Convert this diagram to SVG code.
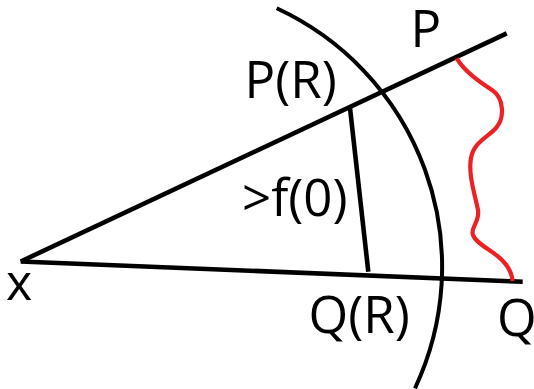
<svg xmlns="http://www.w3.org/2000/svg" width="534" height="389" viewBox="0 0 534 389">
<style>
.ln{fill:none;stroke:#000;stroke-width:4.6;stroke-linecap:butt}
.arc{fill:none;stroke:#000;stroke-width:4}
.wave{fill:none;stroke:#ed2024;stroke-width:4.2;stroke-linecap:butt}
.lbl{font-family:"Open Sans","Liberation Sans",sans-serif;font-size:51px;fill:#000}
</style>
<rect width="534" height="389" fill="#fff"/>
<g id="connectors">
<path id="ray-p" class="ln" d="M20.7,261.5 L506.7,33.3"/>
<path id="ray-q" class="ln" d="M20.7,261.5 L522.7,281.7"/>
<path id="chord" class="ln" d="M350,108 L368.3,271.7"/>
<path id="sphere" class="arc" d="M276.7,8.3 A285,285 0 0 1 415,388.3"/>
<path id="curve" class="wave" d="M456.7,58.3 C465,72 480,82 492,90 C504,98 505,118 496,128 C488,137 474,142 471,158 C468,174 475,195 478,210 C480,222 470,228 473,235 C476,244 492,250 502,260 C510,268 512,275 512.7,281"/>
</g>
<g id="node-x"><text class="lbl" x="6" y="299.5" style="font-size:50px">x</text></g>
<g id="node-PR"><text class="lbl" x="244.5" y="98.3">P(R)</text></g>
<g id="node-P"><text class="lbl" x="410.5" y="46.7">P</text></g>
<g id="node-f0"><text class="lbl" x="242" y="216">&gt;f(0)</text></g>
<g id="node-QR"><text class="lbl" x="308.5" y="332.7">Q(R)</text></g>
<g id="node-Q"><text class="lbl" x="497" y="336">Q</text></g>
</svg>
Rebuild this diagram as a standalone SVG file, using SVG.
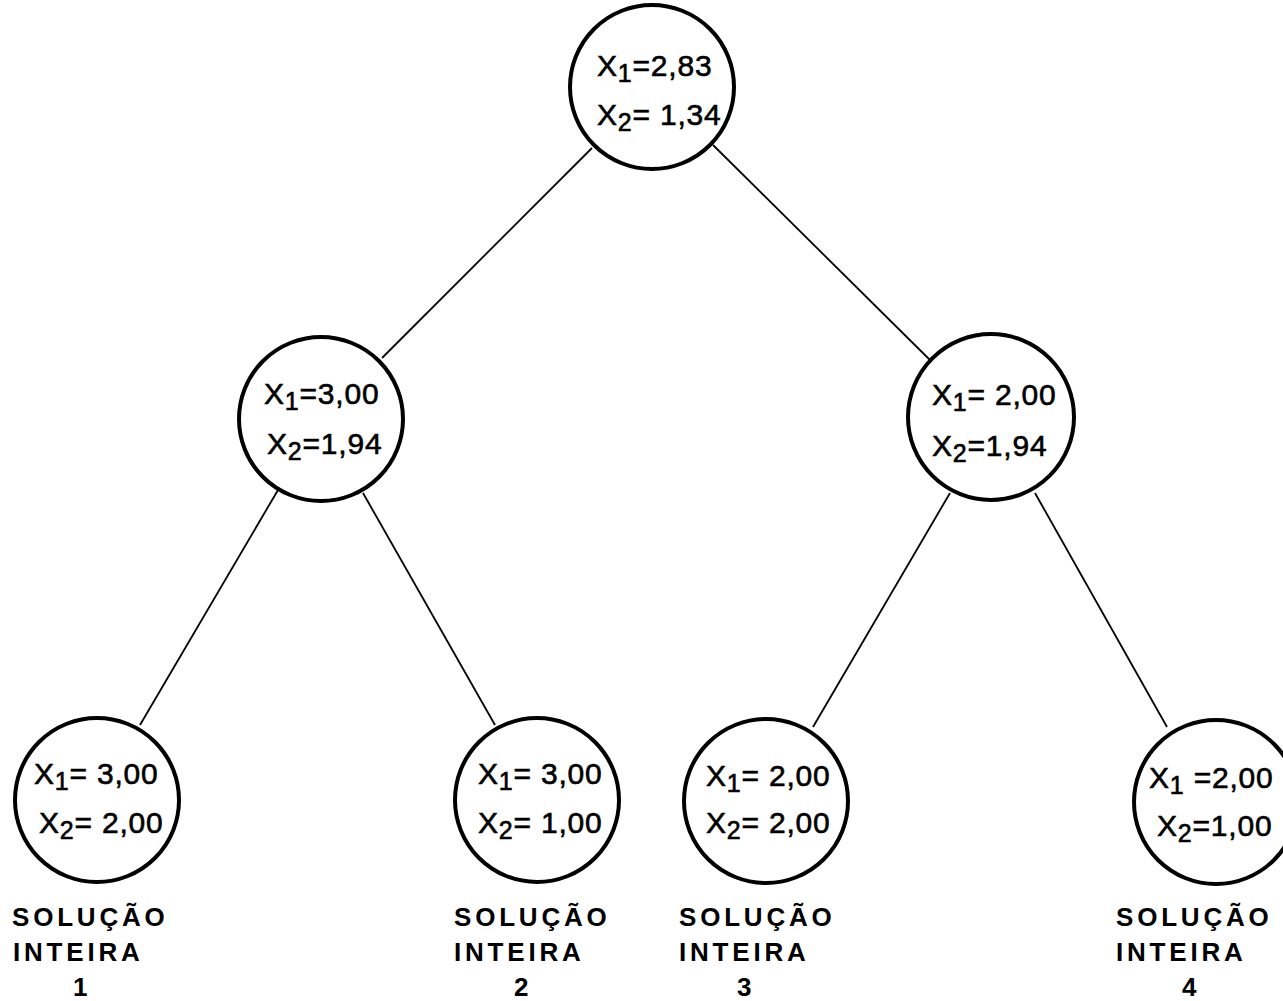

**********

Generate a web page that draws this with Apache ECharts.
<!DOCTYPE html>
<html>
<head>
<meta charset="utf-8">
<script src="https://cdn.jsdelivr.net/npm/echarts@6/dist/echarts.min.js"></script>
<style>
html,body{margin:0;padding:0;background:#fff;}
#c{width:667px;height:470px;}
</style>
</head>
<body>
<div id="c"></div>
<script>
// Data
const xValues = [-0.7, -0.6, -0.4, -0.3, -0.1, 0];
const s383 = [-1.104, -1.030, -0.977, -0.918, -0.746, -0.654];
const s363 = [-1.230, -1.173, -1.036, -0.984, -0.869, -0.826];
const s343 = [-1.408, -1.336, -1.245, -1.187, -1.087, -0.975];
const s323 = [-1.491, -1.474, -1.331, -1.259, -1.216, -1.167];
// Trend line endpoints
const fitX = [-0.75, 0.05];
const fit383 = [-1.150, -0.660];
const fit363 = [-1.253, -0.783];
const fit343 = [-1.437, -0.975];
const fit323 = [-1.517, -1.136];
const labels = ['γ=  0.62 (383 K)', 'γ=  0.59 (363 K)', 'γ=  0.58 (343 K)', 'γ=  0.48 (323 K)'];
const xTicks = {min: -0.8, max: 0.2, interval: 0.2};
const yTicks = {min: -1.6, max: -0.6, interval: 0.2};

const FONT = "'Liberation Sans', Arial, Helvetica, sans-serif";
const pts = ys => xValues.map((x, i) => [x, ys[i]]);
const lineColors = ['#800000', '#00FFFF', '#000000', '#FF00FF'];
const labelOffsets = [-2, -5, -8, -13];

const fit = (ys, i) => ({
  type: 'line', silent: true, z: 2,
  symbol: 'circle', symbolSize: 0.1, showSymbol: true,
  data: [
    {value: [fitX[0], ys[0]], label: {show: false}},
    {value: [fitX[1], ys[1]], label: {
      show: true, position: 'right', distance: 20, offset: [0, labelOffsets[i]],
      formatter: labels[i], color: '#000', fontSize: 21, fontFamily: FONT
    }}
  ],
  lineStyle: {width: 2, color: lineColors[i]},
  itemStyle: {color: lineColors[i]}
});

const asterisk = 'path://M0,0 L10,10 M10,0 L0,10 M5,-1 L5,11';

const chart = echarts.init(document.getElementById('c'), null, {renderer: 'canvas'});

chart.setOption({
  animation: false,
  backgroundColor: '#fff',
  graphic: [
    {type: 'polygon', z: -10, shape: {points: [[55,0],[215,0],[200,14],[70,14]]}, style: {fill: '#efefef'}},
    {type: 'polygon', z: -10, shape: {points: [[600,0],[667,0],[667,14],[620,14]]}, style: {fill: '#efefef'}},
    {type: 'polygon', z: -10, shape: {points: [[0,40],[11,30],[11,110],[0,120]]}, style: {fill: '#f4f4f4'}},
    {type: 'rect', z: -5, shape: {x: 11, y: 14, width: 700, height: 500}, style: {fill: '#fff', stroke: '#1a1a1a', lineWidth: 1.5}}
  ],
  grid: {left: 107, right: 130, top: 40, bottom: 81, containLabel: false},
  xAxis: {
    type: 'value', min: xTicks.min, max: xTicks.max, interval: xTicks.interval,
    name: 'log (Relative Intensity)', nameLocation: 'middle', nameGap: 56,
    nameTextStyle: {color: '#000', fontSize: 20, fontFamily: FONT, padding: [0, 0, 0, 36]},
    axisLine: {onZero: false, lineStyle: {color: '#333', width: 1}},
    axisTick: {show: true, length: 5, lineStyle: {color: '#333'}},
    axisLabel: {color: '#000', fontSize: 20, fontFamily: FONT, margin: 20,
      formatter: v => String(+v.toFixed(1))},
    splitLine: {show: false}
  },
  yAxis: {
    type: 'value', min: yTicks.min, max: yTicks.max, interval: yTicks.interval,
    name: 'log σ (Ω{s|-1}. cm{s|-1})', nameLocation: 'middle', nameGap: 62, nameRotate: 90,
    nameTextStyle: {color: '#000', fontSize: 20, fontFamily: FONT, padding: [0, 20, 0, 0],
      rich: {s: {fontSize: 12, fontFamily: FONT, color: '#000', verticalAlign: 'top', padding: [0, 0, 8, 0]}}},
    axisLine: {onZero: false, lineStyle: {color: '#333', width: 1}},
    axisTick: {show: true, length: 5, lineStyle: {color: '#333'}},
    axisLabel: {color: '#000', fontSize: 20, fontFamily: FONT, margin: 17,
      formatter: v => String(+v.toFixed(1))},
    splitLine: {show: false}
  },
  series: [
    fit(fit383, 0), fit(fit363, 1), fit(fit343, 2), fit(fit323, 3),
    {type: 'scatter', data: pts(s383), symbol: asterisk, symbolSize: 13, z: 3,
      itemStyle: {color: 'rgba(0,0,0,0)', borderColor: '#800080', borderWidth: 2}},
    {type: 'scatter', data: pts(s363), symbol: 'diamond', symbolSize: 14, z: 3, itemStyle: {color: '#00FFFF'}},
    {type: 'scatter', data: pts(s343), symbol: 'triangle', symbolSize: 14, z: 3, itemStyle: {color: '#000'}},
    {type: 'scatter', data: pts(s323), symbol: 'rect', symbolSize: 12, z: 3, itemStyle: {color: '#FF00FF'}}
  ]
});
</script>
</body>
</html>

**********

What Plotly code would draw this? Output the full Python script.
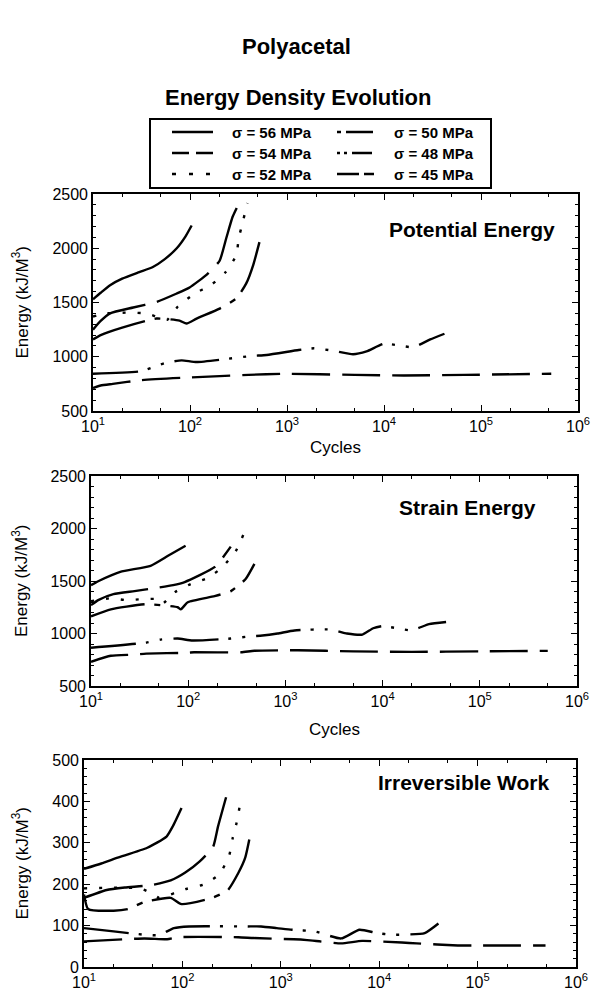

**********

:: Required work ::
Only the number is needed here: how many lines of the records contain "this"?

:: Task result ::
4